In 2015, when Gamez and her husband were asked to be padrinos for their niece’s quinceañera, they were delighted. In Latin America, padrinos sponsor different aspects of a celebration, including the dress, venue, music, and cake.

Quinceañeras celebrate a girl’s 15th birthday and transition from childhood to adulthood. “It isn’t done because of the financial status of a family but because the community is honoring the person being celebrated,” said Gamez.

A padrino may also take on the role of organizing the gifts, which was the case for Gamez. “It’s a beautiful part of [her husband’s Mexican] culture, but I hated the process. At the time, there was nothing that organized the process.

Gamez saw a hole in the market she could fill by organizing the gift-giving process online. PayPal, Venmo, and Facebook could be used to give cash gifts, so she focused elsewhere.

There was an untapped opportunity to connect gift givers to the gift manufacturers. She used a dropship model that enabled wholesalers and artists to sell their wares without going through distributors. The sellers were responsible for fulfilling the orders. I first wrote about Mi Padrino and its business model in 2019.

Later, Mi Padrino enabled vendors like DJs, musicians, photographers, and venues, among others, to advertise their services.

Mi Padrino grew from 50,000 users in the first year to millions of users before the pandemic. It had a significant social media following, too.

When the pandemic struck, events stopped. The company pivoted.

One of Mi Padrino’s manufacturers started making masks. Mi Padrino facilitated schools’ and health systems’ purchase of them at no cost. Later, it built a website to sell masks to make money. The masks helped sustain them through the summer of 2020, then everyone got into the mask game.

By the winter of 2021, Gamez laid off 17 of her 20 employees. However, she knew she had something of value to any company that wanted to break into the Latina market. “Mi Padrino was considered a trusted brand,” she said. “We had millions of users and a huge social media following.”

Gamez was introduced to Queenly, a marketplace for formal wear for women of all ages and sizes. Andreessen Horowitz is among its investors. “It [Mi Padrino] is a great fit for them,” Gamez said. “And it was great timing for us,”.

“It wasn’t the exit everyone wanted, but it was an exit,” said Gamez. Mi Padrino’s investors included Astia Angels, Chloe Capital, Invest in Detroit, Invest in Michigan, Portfolia, and Texas HALO.

During the economic downturn caused by the pandemic, Gamez grew her reputation as a thought leader and parlayed that into a job as the head of digital marketing at David’s Bridal. She started as a consultant and impressed them with her ideas on how to build organic traffic.

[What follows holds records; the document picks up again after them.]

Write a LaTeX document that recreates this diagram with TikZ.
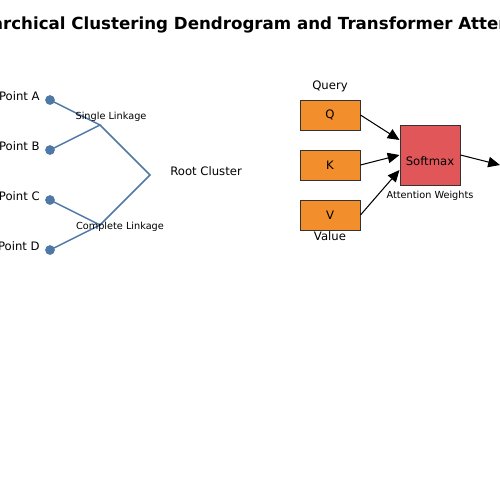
\documentclass[tikz,border=0pt]{standalone}
\usepackage{fontspec}
\setmainfont{DejaVu Sans}
\usetikzlibrary{arrows.meta,calc}
\definecolor{dblue}{HTML}{4E79A7}
\definecolor{borange}{HTML}{F28E2B}
\definecolor{bred}{HTML}{E15759}
\definecolor{edgegray}{HTML}{333333}
\tikzset{
  dot/.style={circle,fill=dblue,inner sep=0pt,minimum size=6.8pt},
  link/.style={draw=dblue,line width=1.1pt},
  lbl/.style={font=\fontsize{8.4}{10}\selectfont,inner sep=0pt},
  small/.style={font=\fontsize{7}{8.5}\selectfont,inner sep=0pt},
  ibox/.style={draw=edgegray,line width=0.7pt,fill=borange,minimum width=43.2pt,minimum height=21.6pt,inner sep=0pt,font=\fontsize{8.4}{10}\selectfont},
  sbox/.style={draw=edgegray,line width=0.7pt,fill=bred,minimum width=43.2pt,minimum height=43.2pt,inner sep=0pt},
  arr/.style={-{Triangle[length=8.5pt,width=7.5pt]},line width=0.75pt,black},
}
\begin{document}
\begin{tikzpicture}[x=0.72pt,y=-0.72pt]
\useasboundingbox (0,0) rectangle (500,500);
\clip (0,0) rectangle (500,500);
\fill[white] (0,0) rectangle (500,500);
% title
\node[font=\fontsize{12}{15}\selectfont\bfseries,inner sep=0pt] (title) at (250,24.5) {Hierarchical Clustering Dendrogram and Transformer Attention};
% dendrogram
\coordinate (J1) at (100,125);
\coordinate (J2) at (100,225);
\coordinate (R) at (150,175);
\node[dot] (A) at (50,100) {};
\node[dot] (B) at (50,150) {};
\node[dot] (C) at (50,200) {};
\node[dot] (D) at (50,250) {};
\draw[link] (A.center) -- (J1) -- (B.center);
\draw[link] (C.center) -- (J2) -- (D.center);
\draw[link] (J1) -- (R) -- (J2);
\node[dot] at (A) {};
\node[dot] at (B) {};
\node[dot] at (C) {};
\node[dot] at (D) {};
\node[lbl,anchor=east] (lA) at (40,96) {Point A};
\node[lbl,anchor=east] (lB) at (40,146) {Point B};
\node[lbl,anchor=east] (lC) at (40,196) {Point C};
\node[lbl,anchor=east] (lD) at (40,246) {Point D};
\node[small] (sl) at (111,116.5) {Single Linkage};
\node[small] (cl) at (120,226.5) {Complete Linkage};
\node[lbl,anchor=west] (root) at (170,171) {Root Cluster};
% attention
\node[ibox] (Q) at (330,115) {Q};
\node[ibox] (K) at (330,165) {K};
\node[ibox] (V) at (330,215) {V};
\node[sbox] (S) at (430,155) {};
\node[lbl] (stext) at (430,161) {Softmax};
\node[ibox,anchor=west] (O) at (500,165) {};
\node[lbl] (qlab) at (330,86) {Query};
\node[lbl] (vlab) at (330,236) {Value};
\node[small] (aw) at (430,196) {Attention Weights};
\draw[arr] (Q.east) -- ($(S.west)+(0,-15)$);
\draw[arr] (K.east) -- (S.west);
\draw[arr] (V.east) -- ($(S.west)+(0,15)$);
\draw[arr] (S.east) -- (O.west);
\end{tikzpicture}
\end{document}
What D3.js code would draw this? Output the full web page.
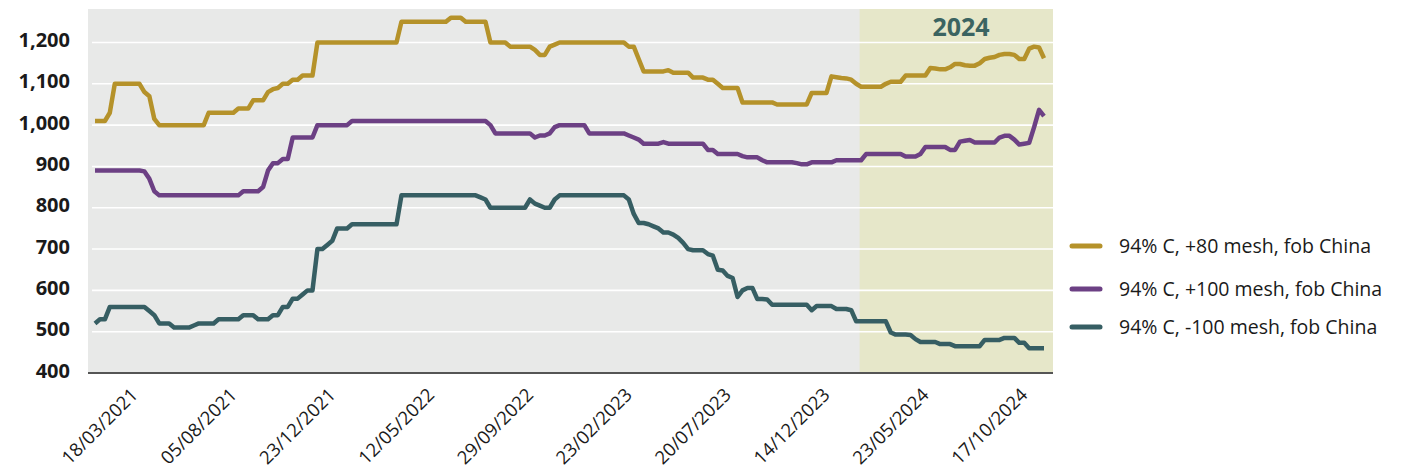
<!DOCTYPE html>
<html lang="en">
<head>
    <meta charset="UTF-8">
    <title>Graphite flake prices, fob China</title>

    <!-- D3.js -->
    <script src="https://d3js.org/d3.v7.min.js"></script>

    <style>
        body { margin: 0; background: #fff; }
        svg text { font-family: "Open Sans", sans-serif; }
    </style>
</head>
<body>

<svg id="chart" width="1409" height="470"></svg>

<script>
    // Weekly prices, one value per week (US$/t)
    const seriesNames = ["94% C, +80 mesh, fob China", "94% C, +100 mesh, fob China", "94% C, -100 mesh, fob China"];

    const plus80 = [
        1010, 1010, 1010, 1030, 1100, 1100, 1100, 1100, 1100, 1100,
        1080, 1070, 1015, 1000, 1000, 1000, 1000, 1000, 1000, 1000,
        1000, 1000, 1000, 1030, 1030, 1030, 1030, 1030, 1030, 1040,
        1040, 1040, 1060, 1060, 1060, 1080, 1087, 1090, 1100, 1100,
        1110, 1110, 1120, 1120, 1120, 1200, 1200, 1200, 1200, 1200,
        1200, 1200, 1200, 1200, 1200, 1200, 1200, 1200, 1200, 1200,
        1200, 1200, 1250, 1250, 1250, 1250, 1250, 1250, 1250, 1250,
        1250, 1250, 1260, 1260, 1260, 1250, 1250, 1250, 1250, 1250,
        1200, 1200, 1200, 1200, 1190, 1190, 1190, 1190, 1190, 1182,
        1170, 1170, 1190, 1195, 1200, 1200, 1200, 1200, 1200, 1200,
        1200, 1200, 1200, 1200, 1200, 1200, 1200, 1200, 1190, 1190,
        1160, 1130, 1130, 1130, 1130, 1130, 1133, 1127, 1127, 1127,
        1127, 1115, 1115, 1115, 1110, 1110, 1100, 1090, 1090, 1090,
        1090, 1055, 1055, 1055, 1055, 1055, 1055, 1055, 1050, 1050,
        1050, 1050, 1050, 1050, 1050, 1078, 1078, 1078, 1078, 1118,
        1116, 1114, 1113, 1110, 1100, 1093, 1093, 1093, 1093, 1093,
        1100, 1105, 1105, 1105, 1120, 1120, 1120, 1120, 1120, 1138,
        1137, 1135, 1135, 1140, 1148, 1148, 1145, 1144, 1144, 1150,
        1160, 1163, 1165, 1170, 1172, 1172, 1170, 1160, 1160, 1185,
        1190, 1188, 1162
    ];

    const plus100 = [
        890, 890, 890, 890, 890, 890, 890, 890, 890, 890,
        888, 870, 840, 830, 830, 830, 830, 830, 830, 830,
        830, 830, 830, 830, 830, 830, 830, 830, 830, 830,
        840, 840, 840, 840, 850, 890, 908, 908, 918, 918,
        970, 970, 970, 970, 970, 1000, 1000, 1000, 1000, 1000,
        1000, 1000, 1010, 1010, 1010, 1010, 1010, 1010, 1010, 1010,
        1010, 1010, 1010, 1010, 1010, 1010, 1010, 1010, 1010, 1010,
        1010, 1010, 1010, 1010, 1010, 1010, 1010, 1010, 1010, 1010,
        1000, 980, 980, 980, 980, 980, 980, 980, 980, 970,
        975, 975, 980, 995, 1000, 1000, 1000, 1000, 1000, 1000,
        980, 980, 980, 980, 980, 980, 980, 980, 975, 970,
        965, 955, 955, 955, 955, 959, 955, 955, 955, 955,
        955, 955, 955, 955, 940, 940, 930, 930, 930, 930,
        930, 925, 922, 922, 922, 915, 910, 910, 910, 910,
        910, 910, 908, 905, 905, 910, 910, 910, 910, 910,
        915, 915, 915, 915, 915, 915, 930, 930, 930, 930,
        930, 930, 930, 930, 924, 924, 924, 930, 947, 947,
        947, 947, 947, 940, 940, 960, 962, 964, 958, 958,
        958, 958, 958, 970, 974, 974, 965, 953, 955, 957,
        995, 1037, 1022
    ];

    const minus100 = [
        520, 530, 530, 560, 560, 560, 560, 560, 560, 560,
        560, 550, 540, 520, 520, 520, 510, 510, 510, 510,
        515, 520, 520, 520, 520, 530, 530, 530, 530, 530,
        540, 540, 540, 530, 530, 530, 540, 540, 560, 560,
        580, 580, 590, 600, 600, 700, 700, 710, 720, 750,
        750, 750, 760, 760, 760, 760, 760, 760, 760, 760,
        760, 760, 830, 830, 830, 830, 830, 830, 830, 830,
        830, 830, 830, 830, 830, 830, 830, 830, 825, 820,
        800, 800, 800, 800, 800, 800, 800, 800, 820, 810,
        805, 800, 800, 820, 830, 830, 830, 830, 830, 830,
        830, 830, 830, 830, 830, 830, 830, 830, 820, 785,
        763, 763, 760, 755, 750, 740, 740, 735, 727, 715,
        700, 697, 697, 697, 688, 684, 650, 648, 635, 630,
        584, 600, 606, 606, 579, 579, 578, 565, 565, 565,
        565, 565, 565, 565, 565, 552, 562, 562, 562, 562,
        555, 555, 555, 552, 525, 525, 525, 525, 525, 525,
        525, 498, 493, 493, 493, 492, 482, 475, 475, 475,
        475, 470, 470, 470, 465, 465, 465, 465, 465, 465,
        480, 480, 480, 480, 485, 485, 485, 473, 473, 460,
        460, 460, 460
    ];

    // category axis: a label every 20 weeks
    const tickIndex = [8, 28, 48, 68, 88, 108, 128, 148, 168, 188];
    const tickLabels = ["18/03/2021", "05/08/2021", "23/12/2021", "12/05/2022", "29/09/2022",
                        "23/02/2023", "20/07/2023", "14/12/2023", "23/05/2024", "17/10/2024"];
    const yTicks = [400, 500, 600, 700, 800, 900, 1000, 1100, 1200];
    const start2024 = 155;   // first week of 2024

    const series = [plus80, plus100, minus100];
    const colors = ["#b5922a", "#6c4084", "#365e63"];

    // layout
    const plotLeft = 88, plotRight = 1053, plotTop = 9, plotBottom = 373;
    const legendY = [246, 289, 327];

    const svg = d3.select("#chart");

    const x = d3.scaleLinear()
        .domain([0, plus80.length - 1])
        .range([95, 1044]);

    const y = d3.scaleLinear()
        .domain([400, 1200])
        .range([plotBottom, 42.5]);

    // panel background + 2024 highlight
    svg.append("rect")
        .attr("x", plotLeft).attr("y", plotTop)
        .attr("width", plotRight - plotLeft).attr("height", plotBottom - plotTop)
        .attr("fill", "#e8e9e8");

    svg.append("rect")
        .attr("x", x(start2024 - 0.3)).attr("y", plotTop)
        .attr("width", plotRight - x(start2024 - 0.3)).attr("height", plotBottom - plotTop)
        .attr("fill", "#e6e7c9");

    svg.append("text")
        .attr("x", 961).attr("y", 36)
        .attr("text-anchor", "middle")
        .attr("font-size", 25).attr("font-weight", 700)
        .attr("fill", "#3b6461")
        .text("2024");

    // gridlines
    svg.append("g")
        .selectAll("line")
        .data(yTicks.filter(d => d > 400))
        .join("line")
        .attr("x1", 92).attr("x2", plotRight)
        .attr("y1", d => y(d)).attr("y2", d => y(d))
        .attr("stroke", "#fff").attr("stroke-width", 1.6);

    // Y axis labels
    const yAxis = svg.append("g")
        .attr("transform", `translate(${plotLeft},0)`)
        .call(d3.axisLeft(y).tickValues(yTicks).tickFormat(d3.format(",")).tickSize(0).tickPadding(18));
    yAxis.select(".domain").remove();
    yAxis.selectAll("text")
        .attr("dy", "0.2em")
        .attr("font-size", 20).attr("font-weight", 700)
        .attr("fill", "#1a1a1a");

    // X axis
    const xAxis = svg.append("g")
        .attr("transform", `translate(0,${plotBottom})`)
        .call(d3.axisBottom(x).tickValues(tickIndex).tickFormat((d, i) => tickLabels[i]).tickSize(0));
    xAxis.select(".domain").remove();
    xAxis.selectAll("text")
        .attr("x", 0).attr("y", 0).attr("dy", 0)
        .attr("transform", "translate(4,23) rotate(-45)")
        .attr("text-anchor", "end")
        .attr("font-size", 18.5)
        .attr("fill", "#1a1a1a");

    svg.append("line")
        .attr("x1", plotLeft).attr("x2", plotRight)
        .attr("y1", plotBottom).attr("y2", plotBottom)
        .attr("stroke", "#555").attr("stroke-width", 2);

    // lines
    const line = d3.line()
        .x((d, i) => x(i))
        .y(d => y(d));

    svg.append("g")
        .selectAll("path")
        .data(series)
        .join("path")
        .attr("d", line)
        .attr("fill", "none")
        .attr("stroke", (d, i) => colors[i])
        .attr("stroke-width", 4.5)
        .attr("stroke-linejoin", "round");

    // legend
    const legend = svg.append("g")
        .selectAll("g")
        .data(seriesNames)
        .join("g")
        .attr("transform", (d, i) => `translate(1070,${legendY[i]})`);

    legend.append("line")
        .attr("x1", 2).attr("x2", 30)
        .attr("stroke", (d, i) => colors[i])
        .attr("stroke-width", 5)
        .attr("stroke-linecap", "round");

    legend.append("text")
        .attr("x", 49).attr("y", 7)
        .attr("font-size", 19.5)
        .attr("fill", "#1a1a1a")
        .text(d => d);
</script>

</body>
</html>
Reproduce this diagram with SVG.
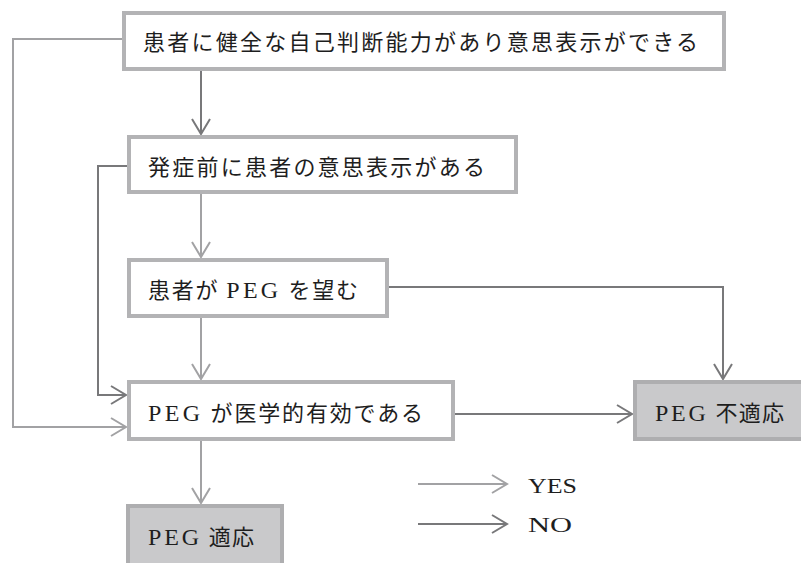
<svg xmlns="http://www.w3.org/2000/svg" width="801" height="563" viewBox="0 0 801 563">
<style>
.box{fill:#ffffff;stroke:#b3b3b5;stroke-width:4}
.term{fill:#c9c9cb;stroke:#aeaeb0;stroke-width:4}
.t{font-family:"Liberation Serif","Noto Sans CJK JP",serif;font-size:22px;fill:#1e1e1e}
.p{font-size:24px;letter-spacing:1.5px}
.yes{fill:none;stroke:#a2a2a4;stroke-width:2;marker-end:url(#ay)}
.no{fill:none;stroke:#78787a;stroke-width:2;marker-end:url(#an)}
</style>
<defs>
<marker id="ay" markerUnits="userSpaceOnUse" markerWidth="24" markerHeight="24" viewBox="-20 -12 24 24" refX="0" refY="0" orient="auto">
<path d="M-15,-9 L0,0 L-15,9" fill="none" stroke="#a2a2a4" stroke-width="2"/>
</marker>
<marker id="an" markerUnits="userSpaceOnUse" markerWidth="24" markerHeight="24" viewBox="-20 -12 24 24" refX="0" refY="0" orient="auto">
<path d="M-15,-9 L0,0 L-15,9" fill="none" stroke="#78787a" stroke-width="2"/>
</marker>
</defs>
<g id="connectors">
<path class="yes" d="M122,39 H13 V427 H126"/>
<path class="no" d="M201,71 V134"/>
<path class="no" d="M127,166 H98 V395 H126"/>
<path class="yes" d="M201,194 V257"/>
<path class="yes" d="M201,318 V379"/>
<path class="no" d="M389,287 H723 V379"/>
<path class="no" d="M455,414 H632"/>
<path class="yes" d="M201,441 V503"/>
</g>
<g id="n1">
<rect class="box" x="124" y="13" width="600" height="56"/>
<text class="t" x="143" y="50" textLength="555" lengthAdjust="spacing">患者に健全な自己判断能力があり意思表示ができる</text>
</g>
<g id="n2">
<rect class="box" x="129" y="137" width="387" height="55"/>
<text class="t" x="148" y="175" textLength="337" lengthAdjust="spacing">発症前に患者の意思表示がある</text>
</g>
<g id="n3">
<rect class="box" x="129" y="260" width="258" height="56"/>
<text class="t" x="148" y="298" textLength="210" lengthAdjust="spacing">患者が <tspan class="p">PEG</tspan> を望む</text>
</g>
<g id="n4">
<rect class="box" x="129" y="382" width="324" height="57"/>
<text class="t" x="148" y="421" textLength="275" lengthAdjust="spacing"><tspan class="p">PEG</tspan> が医学的有効である</text>
</g>
<g id="n5">
<rect class="term" x="635" y="382" width="172" height="57"/>
<text class="t" x="655" y="421" textLength="129" lengthAdjust="spacing"><tspan class="p">PEG</tspan> 不適応</text>
</g>
<g id="n6">
<rect class="term" x="128" y="506" width="154" height="70"/>
<text class="t" x="148" y="545" textLength="106" lengthAdjust="spacing"><tspan class="p">PEG</tspan> 適応</text>
</g>
<g id="legend">
<path class="yes" d="M418,484 H507"/>
<text class="t" x="528" y="493" font-size="22" textLength="49" lengthAdjust="spacingAndGlyphs">YES</text>
<path class="no" d="M418,524 H507"/>
<text class="t" x="528" y="532" textLength="44" lengthAdjust="spacingAndGlyphs">NO</text>
</g>
</svg>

Gamez is also leveraging her startup experience as Entrepreneur in Residence at the University of Michigan and Michigan State. Her advice to startup founders who are raising money during the current venture capital downturn:

  • Focus: “Don’t boil the ocean,” she said. Mi Padrino didn’t use off-the-shelf software. Instead, it built different systems for the three lines of business and had to maintain them all. It was a lot for a small team.
  • Grow slower: Discover what customers want rather than relying on assumptions. Even if they’re built using Excel spreadsheets, test concepts.
  • The proof is in the pudding: Before raising venture capital, show that the company can generate revenue.

What lessons have you learned by navigating through the pandemic?